• [Your instructions]: In the lines below, find how many contain the word "this" and report that figure alone.

• [Excerpted data]:
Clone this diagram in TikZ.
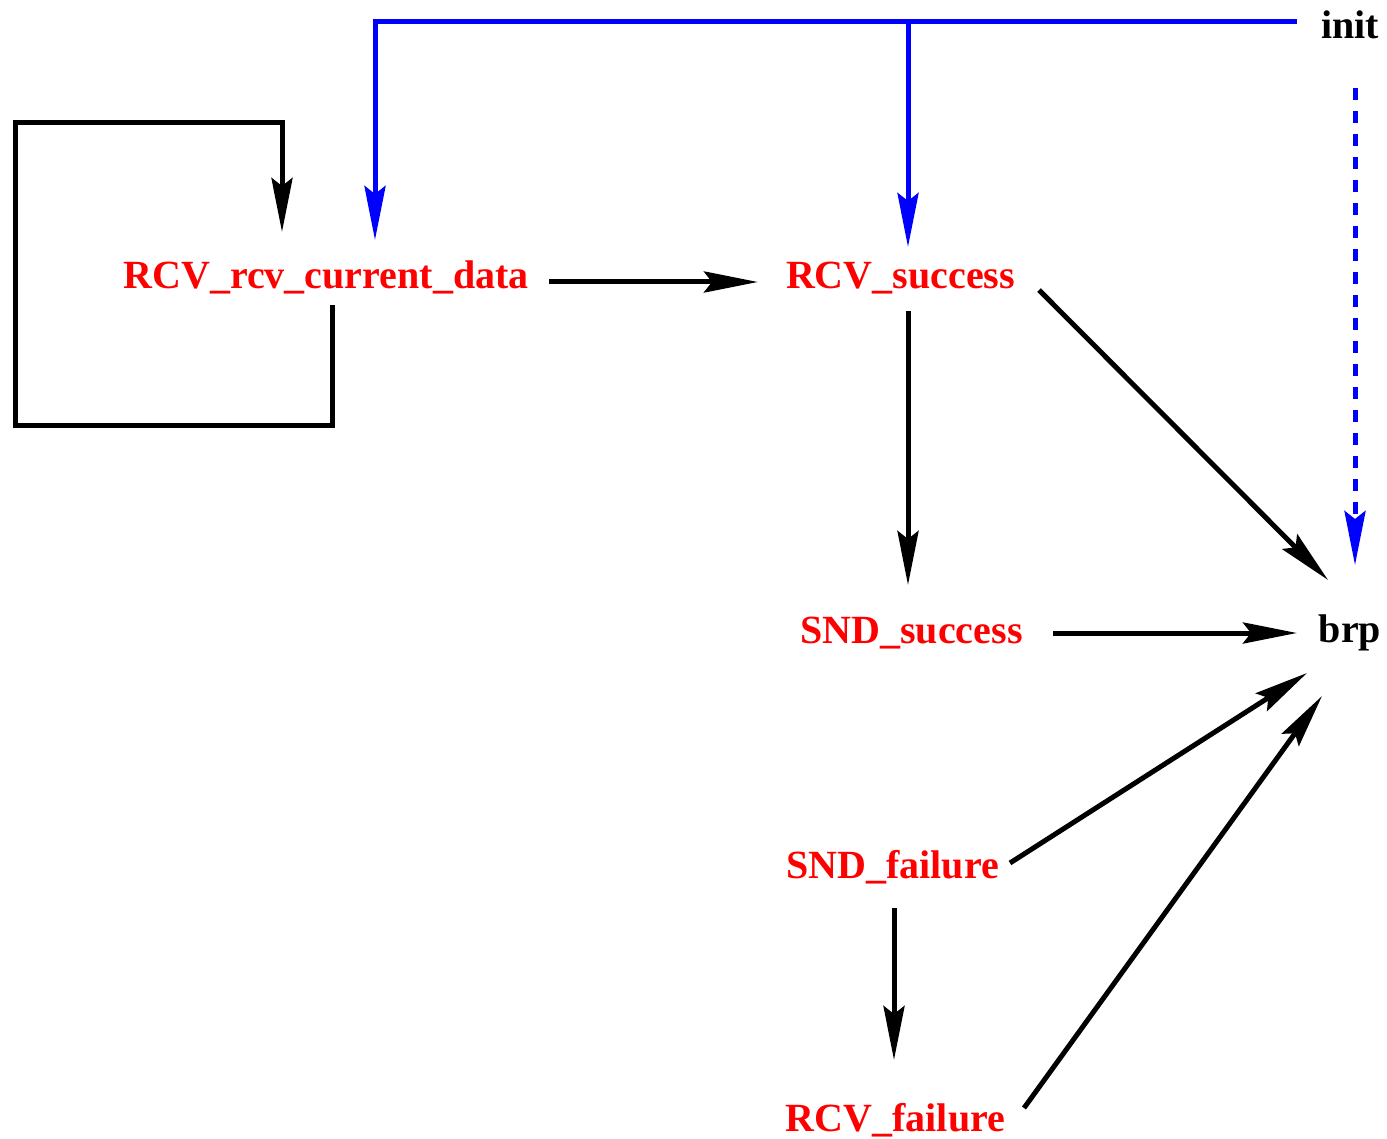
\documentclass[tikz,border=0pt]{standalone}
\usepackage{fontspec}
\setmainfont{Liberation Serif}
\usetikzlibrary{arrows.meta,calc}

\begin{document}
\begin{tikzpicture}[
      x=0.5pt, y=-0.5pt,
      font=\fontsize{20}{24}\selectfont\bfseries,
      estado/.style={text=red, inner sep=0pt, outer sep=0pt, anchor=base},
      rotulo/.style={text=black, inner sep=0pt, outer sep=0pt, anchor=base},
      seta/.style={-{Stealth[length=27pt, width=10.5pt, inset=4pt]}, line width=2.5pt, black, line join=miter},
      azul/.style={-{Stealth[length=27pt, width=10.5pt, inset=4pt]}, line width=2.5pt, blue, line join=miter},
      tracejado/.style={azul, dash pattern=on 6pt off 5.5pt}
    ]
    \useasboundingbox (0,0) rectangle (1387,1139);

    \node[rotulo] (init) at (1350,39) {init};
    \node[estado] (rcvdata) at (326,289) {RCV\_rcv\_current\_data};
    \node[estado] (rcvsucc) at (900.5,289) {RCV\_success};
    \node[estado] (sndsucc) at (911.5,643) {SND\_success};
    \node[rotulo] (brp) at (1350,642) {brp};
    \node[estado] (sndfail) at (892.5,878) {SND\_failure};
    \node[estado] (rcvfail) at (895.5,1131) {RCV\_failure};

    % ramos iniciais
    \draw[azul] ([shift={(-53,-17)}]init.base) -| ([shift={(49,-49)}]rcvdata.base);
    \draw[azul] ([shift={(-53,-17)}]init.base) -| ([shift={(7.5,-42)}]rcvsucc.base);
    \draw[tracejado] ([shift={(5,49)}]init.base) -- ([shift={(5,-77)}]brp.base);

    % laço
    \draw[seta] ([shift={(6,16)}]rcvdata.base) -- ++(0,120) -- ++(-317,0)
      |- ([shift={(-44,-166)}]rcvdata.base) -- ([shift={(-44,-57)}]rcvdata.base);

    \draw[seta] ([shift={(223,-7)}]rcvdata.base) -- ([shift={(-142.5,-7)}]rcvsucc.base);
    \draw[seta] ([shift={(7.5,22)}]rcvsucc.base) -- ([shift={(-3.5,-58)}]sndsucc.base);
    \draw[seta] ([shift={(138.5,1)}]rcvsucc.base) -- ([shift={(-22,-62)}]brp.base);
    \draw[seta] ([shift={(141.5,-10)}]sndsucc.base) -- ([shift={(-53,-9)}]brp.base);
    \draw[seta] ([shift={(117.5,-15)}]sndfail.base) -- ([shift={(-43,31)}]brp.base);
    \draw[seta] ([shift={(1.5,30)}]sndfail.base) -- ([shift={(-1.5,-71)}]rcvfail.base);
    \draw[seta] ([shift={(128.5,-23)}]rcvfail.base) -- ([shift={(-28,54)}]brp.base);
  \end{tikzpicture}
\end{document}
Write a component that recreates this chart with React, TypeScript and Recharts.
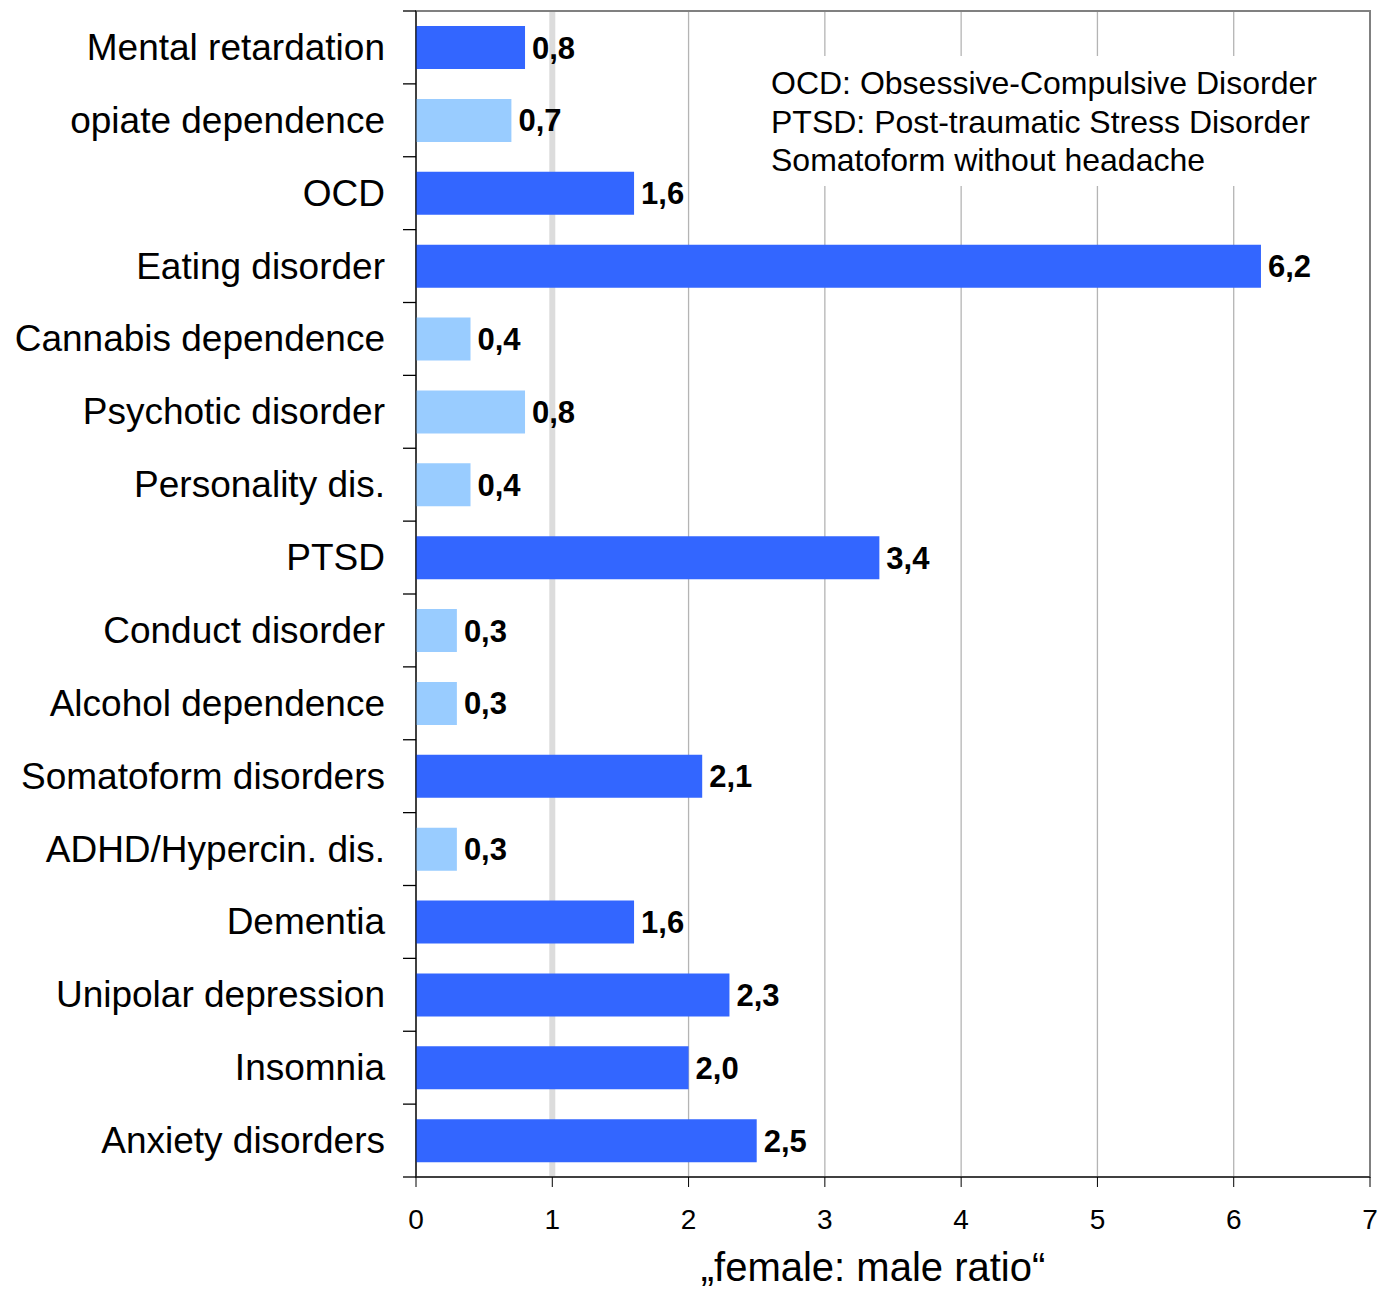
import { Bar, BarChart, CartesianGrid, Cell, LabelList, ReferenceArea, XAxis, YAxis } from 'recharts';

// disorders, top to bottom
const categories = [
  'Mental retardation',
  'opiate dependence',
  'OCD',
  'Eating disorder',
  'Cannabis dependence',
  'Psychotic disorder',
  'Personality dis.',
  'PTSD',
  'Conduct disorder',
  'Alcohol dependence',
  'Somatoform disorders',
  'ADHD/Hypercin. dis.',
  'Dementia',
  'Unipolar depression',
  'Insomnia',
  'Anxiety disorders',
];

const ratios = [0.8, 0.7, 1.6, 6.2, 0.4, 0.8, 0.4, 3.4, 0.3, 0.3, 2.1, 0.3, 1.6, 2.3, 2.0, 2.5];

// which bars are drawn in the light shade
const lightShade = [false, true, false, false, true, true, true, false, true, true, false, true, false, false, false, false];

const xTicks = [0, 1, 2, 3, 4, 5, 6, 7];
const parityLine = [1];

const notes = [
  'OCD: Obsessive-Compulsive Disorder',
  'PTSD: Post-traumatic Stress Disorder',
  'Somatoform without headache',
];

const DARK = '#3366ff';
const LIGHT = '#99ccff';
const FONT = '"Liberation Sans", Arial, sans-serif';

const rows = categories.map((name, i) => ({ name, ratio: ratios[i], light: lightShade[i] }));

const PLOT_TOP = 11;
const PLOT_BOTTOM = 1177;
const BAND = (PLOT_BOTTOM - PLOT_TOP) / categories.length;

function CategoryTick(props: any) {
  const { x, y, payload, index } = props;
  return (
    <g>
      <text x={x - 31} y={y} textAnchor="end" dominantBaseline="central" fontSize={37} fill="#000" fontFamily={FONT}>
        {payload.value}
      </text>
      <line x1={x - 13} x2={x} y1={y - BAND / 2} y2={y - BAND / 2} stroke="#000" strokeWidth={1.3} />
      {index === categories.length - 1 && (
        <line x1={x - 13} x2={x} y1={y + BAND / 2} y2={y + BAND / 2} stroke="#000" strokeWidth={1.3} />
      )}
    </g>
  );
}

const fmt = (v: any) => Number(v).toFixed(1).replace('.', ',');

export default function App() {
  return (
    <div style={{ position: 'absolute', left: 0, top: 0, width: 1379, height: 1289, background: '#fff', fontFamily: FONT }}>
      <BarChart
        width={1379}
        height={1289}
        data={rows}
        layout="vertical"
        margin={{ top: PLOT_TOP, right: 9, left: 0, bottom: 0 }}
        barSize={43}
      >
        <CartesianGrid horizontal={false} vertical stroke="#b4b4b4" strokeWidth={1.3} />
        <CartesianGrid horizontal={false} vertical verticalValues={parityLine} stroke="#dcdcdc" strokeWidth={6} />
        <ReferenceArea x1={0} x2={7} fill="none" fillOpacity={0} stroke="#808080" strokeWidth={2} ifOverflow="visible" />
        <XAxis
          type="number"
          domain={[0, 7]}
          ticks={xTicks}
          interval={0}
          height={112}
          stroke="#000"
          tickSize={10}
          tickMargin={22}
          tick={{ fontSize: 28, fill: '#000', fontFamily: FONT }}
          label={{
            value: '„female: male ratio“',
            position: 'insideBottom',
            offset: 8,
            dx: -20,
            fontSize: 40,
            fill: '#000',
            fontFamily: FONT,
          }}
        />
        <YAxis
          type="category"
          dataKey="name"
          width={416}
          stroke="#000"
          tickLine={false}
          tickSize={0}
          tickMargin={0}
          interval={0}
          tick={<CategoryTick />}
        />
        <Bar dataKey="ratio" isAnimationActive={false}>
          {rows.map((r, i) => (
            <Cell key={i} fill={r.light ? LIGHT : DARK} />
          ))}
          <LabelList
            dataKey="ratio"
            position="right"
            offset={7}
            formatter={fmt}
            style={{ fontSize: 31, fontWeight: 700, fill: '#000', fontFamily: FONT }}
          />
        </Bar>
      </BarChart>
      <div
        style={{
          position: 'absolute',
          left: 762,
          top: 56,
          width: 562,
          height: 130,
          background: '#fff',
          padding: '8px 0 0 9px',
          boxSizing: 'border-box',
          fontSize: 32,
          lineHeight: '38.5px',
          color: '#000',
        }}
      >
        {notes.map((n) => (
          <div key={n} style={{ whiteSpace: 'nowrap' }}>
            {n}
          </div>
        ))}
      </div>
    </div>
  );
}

• [Task answer]: 2